Technical complexity of decentralization: Who is responsible?
Tornado Cash presents a unique legal challenge: after initial development, it operates via autonomous smart contracts without centralized control. The legal question becomes complex: does the developer continue to be responsible for code they no longer control?
Legal scholars debate whether 20th-century regulations are sufficient for 21st-century technology. Traditional money transfer laws apply to centralized entities with clear control points, not to decentralized protocols run by code. The open-source nature complicates matters further—anyone can copy, modify, or redeploy the software, creating versions beyond the original developer’s influence.
In practice, this technology challenges traditional legal frameworks designed for more controllable systems.
Community reactions: Divisions between privacy and financial security
Buterin’s statement has sparked lively debate. Many developers and privacy advocates support his concerns, while law enforcement emphasizes the legitimate interest in preventing financial crimes. Industry groups have filed amicus briefs arguing that the charges threaten innovation and set dangerous precedents.
Blockchain analysis firms estimate that illicit addresses have laundered over $10 billion through mixer services since 2020. However, these firms also acknowledge that much of the mixer activity may come from legitimate users seeking privacy rather than criminals. This statistical reality complicates enforcement strategies.
Conclusion: A landmark legal turning point
The Tornado Cash indictment represents a pivotal case at the intersection of technology, privacy, and regulation. Buterin’s criticism reflects deep community concerns about criminalizing neutral tools and their creators.
The core issue—should developers be criminally liable for how others use their code—will have far-reaching implications beyond crypto. The outcome could shape how society balances individual privacy with collective security in an increasingly digital financial system. Whatever the verdict, this case has ignited vital discussions about responsibility, innovation, and freedom in the age of decentralization.
Frequently Asked Questions
What exactly is Tornado Cash?
Tornado Cash is a set of smart contracts on Ethereum that allows users to mix cryptocurrency transactions, making blockchain source tracing difficult. Its technological core is based on encryption principles and decentralization, with no central control point.
Why does Vitalik Buterin consider the charges unfair?
Buterin argues that prosecuting Roman Storm essentially criminalizes programming. He believes Storm developed a neutral privacy tool, not an intent to create a criminal organization. Punishing developers for how others misuse their code risks setting a dangerous precedent for the entire software industry.

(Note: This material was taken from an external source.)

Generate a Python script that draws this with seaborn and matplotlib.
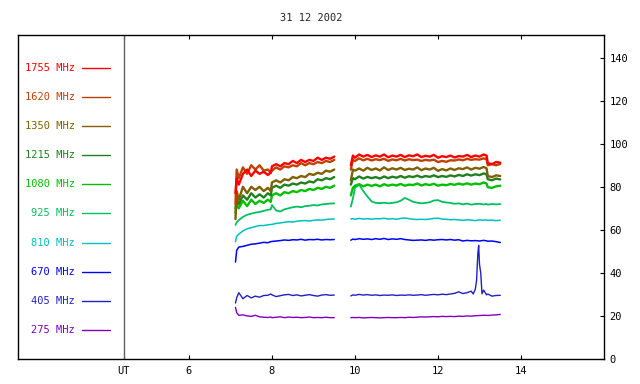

What specific charges is Roman Storm facing?
The U.S. Department of Justice charges Storm with three counts: conspiracy to money laundering, conspiracy to operate an unlicensed money transfer business, and conspiracy to violate sanctions laws. Prosecutors allege he intentionally designed Tornado Cash to facilitate illegal activities.
How might this case affect regular cryptocurrency users?
Legal precedents could impact access to privacy tools. Users seeking legitimate privacy—such as resisting surveillance or financial targeting—may lose access if the case leads to bans or restrictions.
What are the next steps in the legal process?
Roman Storm is awaiting trial in New York. Prosecutors must prove he intentionally designed Tornado Cash to enable money laundering, not merely that he developed a neutral security tool with legitimate applications. The trial will clarify how law applies to decentralized technology.